[BEGIN RECORDS SUPPLIED]

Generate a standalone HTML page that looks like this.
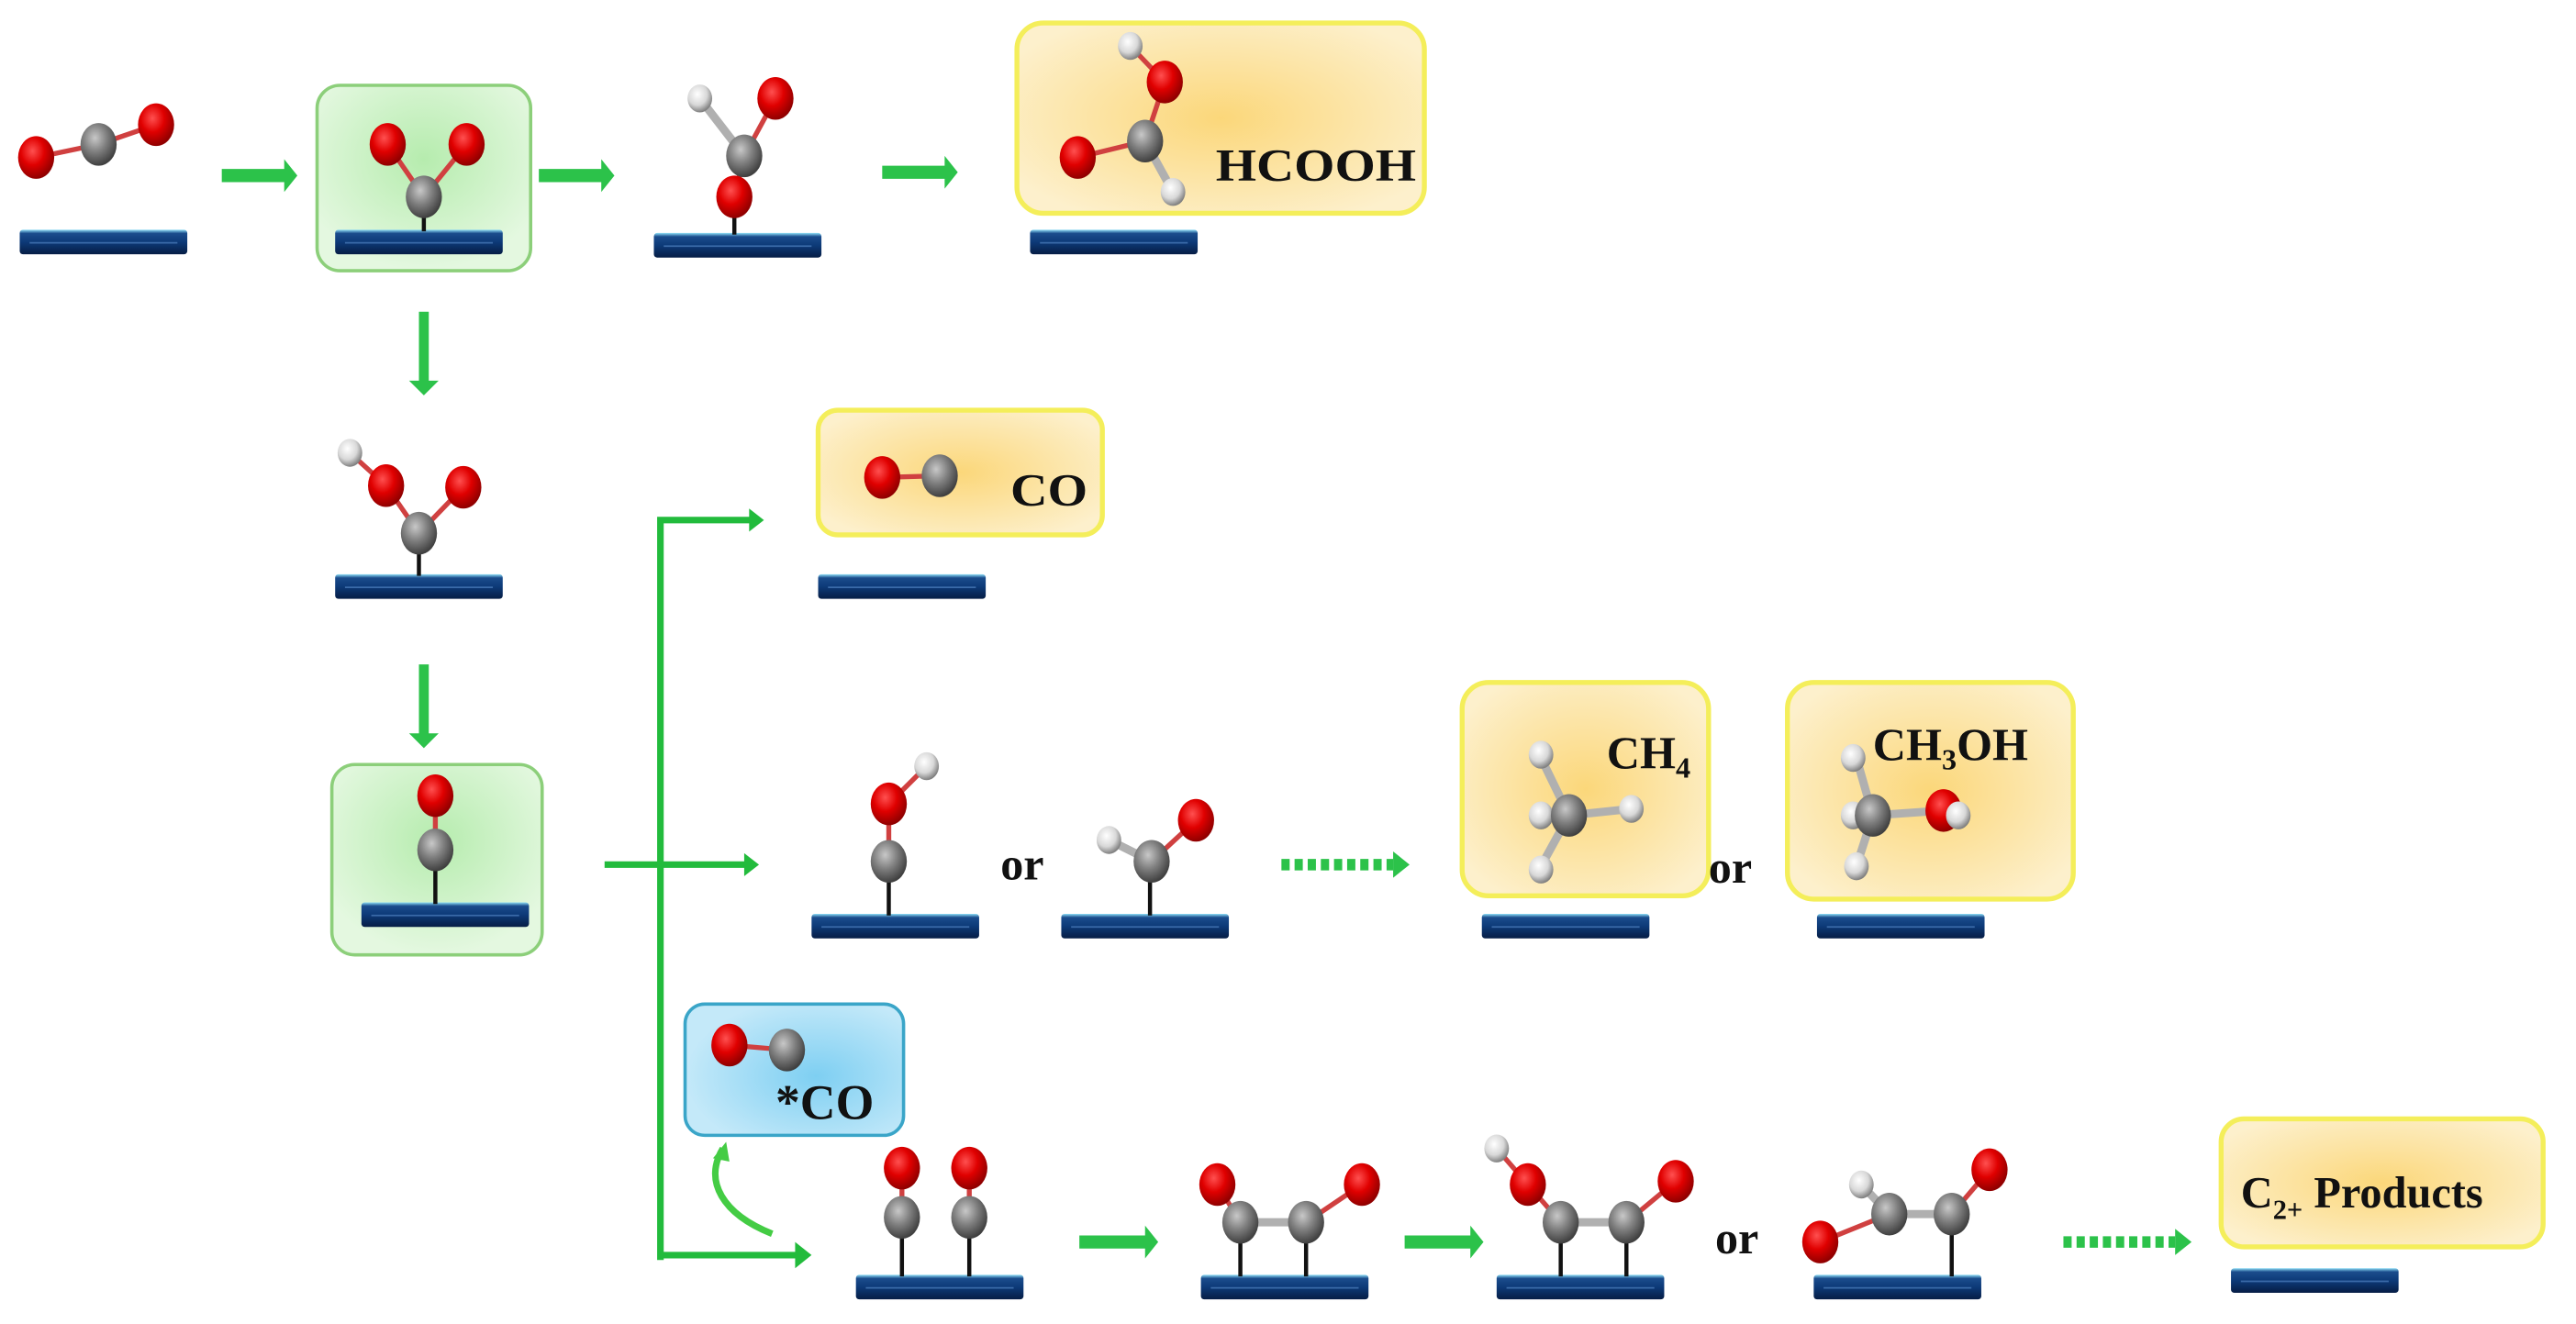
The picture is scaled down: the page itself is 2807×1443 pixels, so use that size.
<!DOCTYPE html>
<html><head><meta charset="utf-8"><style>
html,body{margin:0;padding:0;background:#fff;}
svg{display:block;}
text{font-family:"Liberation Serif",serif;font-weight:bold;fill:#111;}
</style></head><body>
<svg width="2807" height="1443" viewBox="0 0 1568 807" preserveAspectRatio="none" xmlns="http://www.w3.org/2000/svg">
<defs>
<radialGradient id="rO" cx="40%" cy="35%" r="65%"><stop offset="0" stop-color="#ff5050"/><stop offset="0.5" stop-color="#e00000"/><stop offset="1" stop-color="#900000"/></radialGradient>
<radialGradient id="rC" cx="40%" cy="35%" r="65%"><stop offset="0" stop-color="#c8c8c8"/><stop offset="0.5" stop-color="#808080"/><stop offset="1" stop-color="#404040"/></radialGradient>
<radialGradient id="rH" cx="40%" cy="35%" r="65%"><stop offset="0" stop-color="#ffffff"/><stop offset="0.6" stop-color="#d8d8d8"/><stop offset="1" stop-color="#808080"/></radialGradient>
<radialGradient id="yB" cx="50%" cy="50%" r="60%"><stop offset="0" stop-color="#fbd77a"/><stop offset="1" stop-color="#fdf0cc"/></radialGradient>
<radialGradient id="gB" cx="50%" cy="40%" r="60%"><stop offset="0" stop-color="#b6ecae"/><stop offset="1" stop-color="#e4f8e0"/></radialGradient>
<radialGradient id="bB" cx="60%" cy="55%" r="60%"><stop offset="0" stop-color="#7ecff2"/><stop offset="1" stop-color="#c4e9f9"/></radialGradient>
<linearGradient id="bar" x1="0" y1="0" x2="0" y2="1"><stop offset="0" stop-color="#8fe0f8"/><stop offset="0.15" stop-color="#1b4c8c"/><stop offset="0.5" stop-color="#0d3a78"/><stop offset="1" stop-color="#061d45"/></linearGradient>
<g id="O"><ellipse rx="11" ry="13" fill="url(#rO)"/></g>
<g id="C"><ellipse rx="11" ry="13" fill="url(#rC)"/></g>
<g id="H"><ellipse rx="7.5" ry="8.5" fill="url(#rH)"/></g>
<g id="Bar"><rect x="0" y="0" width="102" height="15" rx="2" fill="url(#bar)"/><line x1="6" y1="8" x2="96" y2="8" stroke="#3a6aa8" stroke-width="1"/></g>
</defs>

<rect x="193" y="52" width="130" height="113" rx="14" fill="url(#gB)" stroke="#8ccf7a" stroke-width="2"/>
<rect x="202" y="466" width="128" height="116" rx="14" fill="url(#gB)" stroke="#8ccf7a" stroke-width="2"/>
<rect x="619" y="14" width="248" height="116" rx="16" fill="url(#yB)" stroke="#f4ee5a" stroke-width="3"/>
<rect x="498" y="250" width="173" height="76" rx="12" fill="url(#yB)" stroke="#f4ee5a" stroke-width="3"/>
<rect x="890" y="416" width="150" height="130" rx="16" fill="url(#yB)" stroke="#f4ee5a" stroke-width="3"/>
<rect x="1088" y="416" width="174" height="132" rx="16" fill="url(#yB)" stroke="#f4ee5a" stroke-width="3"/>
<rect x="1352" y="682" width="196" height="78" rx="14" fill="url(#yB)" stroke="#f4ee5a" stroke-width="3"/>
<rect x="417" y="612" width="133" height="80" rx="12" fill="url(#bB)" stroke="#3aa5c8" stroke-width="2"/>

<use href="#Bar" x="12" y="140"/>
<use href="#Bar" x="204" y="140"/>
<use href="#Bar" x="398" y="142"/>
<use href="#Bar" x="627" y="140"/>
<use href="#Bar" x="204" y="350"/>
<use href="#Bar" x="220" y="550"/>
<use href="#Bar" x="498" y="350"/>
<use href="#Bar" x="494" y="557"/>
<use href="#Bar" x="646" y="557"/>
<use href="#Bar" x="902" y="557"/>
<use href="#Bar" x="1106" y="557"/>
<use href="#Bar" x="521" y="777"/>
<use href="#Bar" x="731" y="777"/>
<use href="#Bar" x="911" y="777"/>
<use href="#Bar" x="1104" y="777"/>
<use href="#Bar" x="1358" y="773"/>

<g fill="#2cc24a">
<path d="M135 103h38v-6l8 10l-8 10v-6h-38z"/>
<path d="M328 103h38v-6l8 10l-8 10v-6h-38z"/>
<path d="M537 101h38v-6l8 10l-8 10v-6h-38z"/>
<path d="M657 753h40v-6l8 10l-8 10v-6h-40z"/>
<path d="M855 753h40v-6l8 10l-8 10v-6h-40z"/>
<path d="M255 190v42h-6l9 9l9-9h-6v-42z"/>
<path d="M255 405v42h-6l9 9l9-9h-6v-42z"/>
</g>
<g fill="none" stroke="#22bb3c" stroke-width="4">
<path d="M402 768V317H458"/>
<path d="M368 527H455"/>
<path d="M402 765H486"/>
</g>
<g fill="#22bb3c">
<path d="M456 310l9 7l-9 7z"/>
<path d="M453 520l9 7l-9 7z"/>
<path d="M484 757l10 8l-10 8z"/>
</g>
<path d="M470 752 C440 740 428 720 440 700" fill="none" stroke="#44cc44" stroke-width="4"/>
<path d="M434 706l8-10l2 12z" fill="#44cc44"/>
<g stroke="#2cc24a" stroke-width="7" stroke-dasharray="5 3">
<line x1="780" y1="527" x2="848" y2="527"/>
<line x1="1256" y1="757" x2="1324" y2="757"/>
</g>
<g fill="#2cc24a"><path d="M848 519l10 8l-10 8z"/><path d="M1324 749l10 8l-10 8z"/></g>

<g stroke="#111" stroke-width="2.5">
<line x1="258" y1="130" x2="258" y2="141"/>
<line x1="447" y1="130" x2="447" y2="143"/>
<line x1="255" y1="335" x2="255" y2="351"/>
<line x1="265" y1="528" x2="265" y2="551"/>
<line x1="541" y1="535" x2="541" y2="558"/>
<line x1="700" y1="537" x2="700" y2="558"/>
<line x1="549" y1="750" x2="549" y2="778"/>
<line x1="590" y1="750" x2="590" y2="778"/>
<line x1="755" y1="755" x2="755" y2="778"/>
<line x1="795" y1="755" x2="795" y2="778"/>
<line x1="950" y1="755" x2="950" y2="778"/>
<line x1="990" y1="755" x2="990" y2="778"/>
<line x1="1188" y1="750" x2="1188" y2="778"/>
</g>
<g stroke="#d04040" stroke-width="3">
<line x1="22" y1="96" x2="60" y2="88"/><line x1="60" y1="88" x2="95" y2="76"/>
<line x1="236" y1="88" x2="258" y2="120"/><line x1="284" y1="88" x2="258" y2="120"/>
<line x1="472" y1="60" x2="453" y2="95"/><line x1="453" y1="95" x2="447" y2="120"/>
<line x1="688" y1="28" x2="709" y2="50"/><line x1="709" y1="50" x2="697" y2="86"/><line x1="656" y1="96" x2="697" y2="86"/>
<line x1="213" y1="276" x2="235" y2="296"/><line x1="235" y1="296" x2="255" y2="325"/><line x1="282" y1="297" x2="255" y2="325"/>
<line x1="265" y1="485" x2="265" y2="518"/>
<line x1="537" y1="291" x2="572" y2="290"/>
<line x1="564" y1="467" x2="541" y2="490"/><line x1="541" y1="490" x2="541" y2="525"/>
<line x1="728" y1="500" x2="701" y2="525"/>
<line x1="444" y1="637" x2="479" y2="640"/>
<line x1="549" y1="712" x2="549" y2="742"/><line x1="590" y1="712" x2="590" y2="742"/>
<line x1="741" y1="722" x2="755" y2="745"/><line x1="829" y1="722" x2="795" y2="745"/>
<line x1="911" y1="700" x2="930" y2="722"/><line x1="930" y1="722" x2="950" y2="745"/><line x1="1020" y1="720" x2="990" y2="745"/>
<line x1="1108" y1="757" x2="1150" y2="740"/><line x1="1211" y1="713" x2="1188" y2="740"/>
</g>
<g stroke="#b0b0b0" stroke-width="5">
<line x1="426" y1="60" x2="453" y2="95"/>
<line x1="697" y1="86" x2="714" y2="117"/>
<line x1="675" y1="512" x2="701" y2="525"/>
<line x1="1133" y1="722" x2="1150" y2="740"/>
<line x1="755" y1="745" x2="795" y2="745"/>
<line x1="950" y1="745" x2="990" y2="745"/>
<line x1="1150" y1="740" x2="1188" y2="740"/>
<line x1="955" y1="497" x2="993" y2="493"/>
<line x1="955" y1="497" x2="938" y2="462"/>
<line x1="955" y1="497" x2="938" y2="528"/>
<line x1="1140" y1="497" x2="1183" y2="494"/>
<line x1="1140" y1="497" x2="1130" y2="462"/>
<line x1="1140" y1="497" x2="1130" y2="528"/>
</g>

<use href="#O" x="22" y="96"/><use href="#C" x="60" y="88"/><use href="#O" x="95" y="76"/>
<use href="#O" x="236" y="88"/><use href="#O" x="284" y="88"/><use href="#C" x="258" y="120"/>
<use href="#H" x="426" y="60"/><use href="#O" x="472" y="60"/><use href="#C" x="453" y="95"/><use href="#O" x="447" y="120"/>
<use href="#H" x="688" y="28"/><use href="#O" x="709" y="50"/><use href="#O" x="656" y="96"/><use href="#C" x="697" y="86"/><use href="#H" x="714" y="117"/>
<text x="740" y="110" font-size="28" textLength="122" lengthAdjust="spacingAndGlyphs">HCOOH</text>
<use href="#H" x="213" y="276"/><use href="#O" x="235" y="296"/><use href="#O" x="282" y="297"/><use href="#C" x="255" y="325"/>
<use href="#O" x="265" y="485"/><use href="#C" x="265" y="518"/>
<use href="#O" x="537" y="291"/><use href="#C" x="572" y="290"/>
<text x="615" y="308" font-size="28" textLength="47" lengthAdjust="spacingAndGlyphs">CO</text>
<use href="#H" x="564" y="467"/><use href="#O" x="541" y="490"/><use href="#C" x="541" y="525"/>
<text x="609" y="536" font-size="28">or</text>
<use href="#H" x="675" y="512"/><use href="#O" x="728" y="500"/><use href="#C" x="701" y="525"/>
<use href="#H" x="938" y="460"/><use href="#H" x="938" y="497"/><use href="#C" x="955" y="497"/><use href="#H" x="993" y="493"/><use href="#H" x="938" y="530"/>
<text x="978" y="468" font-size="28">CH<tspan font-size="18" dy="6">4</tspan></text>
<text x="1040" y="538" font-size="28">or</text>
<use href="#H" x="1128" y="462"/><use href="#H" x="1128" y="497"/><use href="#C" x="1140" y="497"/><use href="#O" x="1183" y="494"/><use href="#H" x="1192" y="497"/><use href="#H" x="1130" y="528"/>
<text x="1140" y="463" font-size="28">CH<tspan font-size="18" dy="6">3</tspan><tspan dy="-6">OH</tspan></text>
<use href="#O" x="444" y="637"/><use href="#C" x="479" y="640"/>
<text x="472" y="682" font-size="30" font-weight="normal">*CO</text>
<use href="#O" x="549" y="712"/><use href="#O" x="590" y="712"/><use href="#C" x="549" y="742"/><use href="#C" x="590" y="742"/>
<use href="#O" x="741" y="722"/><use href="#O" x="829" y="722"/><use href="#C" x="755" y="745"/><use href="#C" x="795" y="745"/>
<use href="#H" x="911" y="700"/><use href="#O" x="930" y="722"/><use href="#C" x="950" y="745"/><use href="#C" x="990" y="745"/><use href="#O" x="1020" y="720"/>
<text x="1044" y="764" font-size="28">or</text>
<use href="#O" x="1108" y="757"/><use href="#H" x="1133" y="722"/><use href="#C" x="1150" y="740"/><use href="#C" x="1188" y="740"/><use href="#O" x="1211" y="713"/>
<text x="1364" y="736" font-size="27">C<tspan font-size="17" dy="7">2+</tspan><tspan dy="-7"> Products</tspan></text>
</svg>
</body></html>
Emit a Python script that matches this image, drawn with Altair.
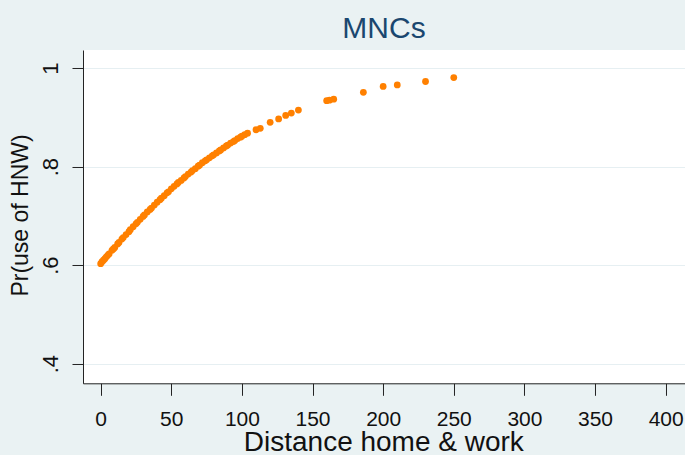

[END RECORDS SUPPLIED]

* **YOUR GOAL**
Using the material above, report each line where "that" occurs.

* **COMPLETE RESPONSE**
Generate a standalone HTML page that looks like this.
The picture is scaled down: the page itself is 2807×1443 pixels, so use that size.
Emit a Python script that matches this image, drawn with Altair.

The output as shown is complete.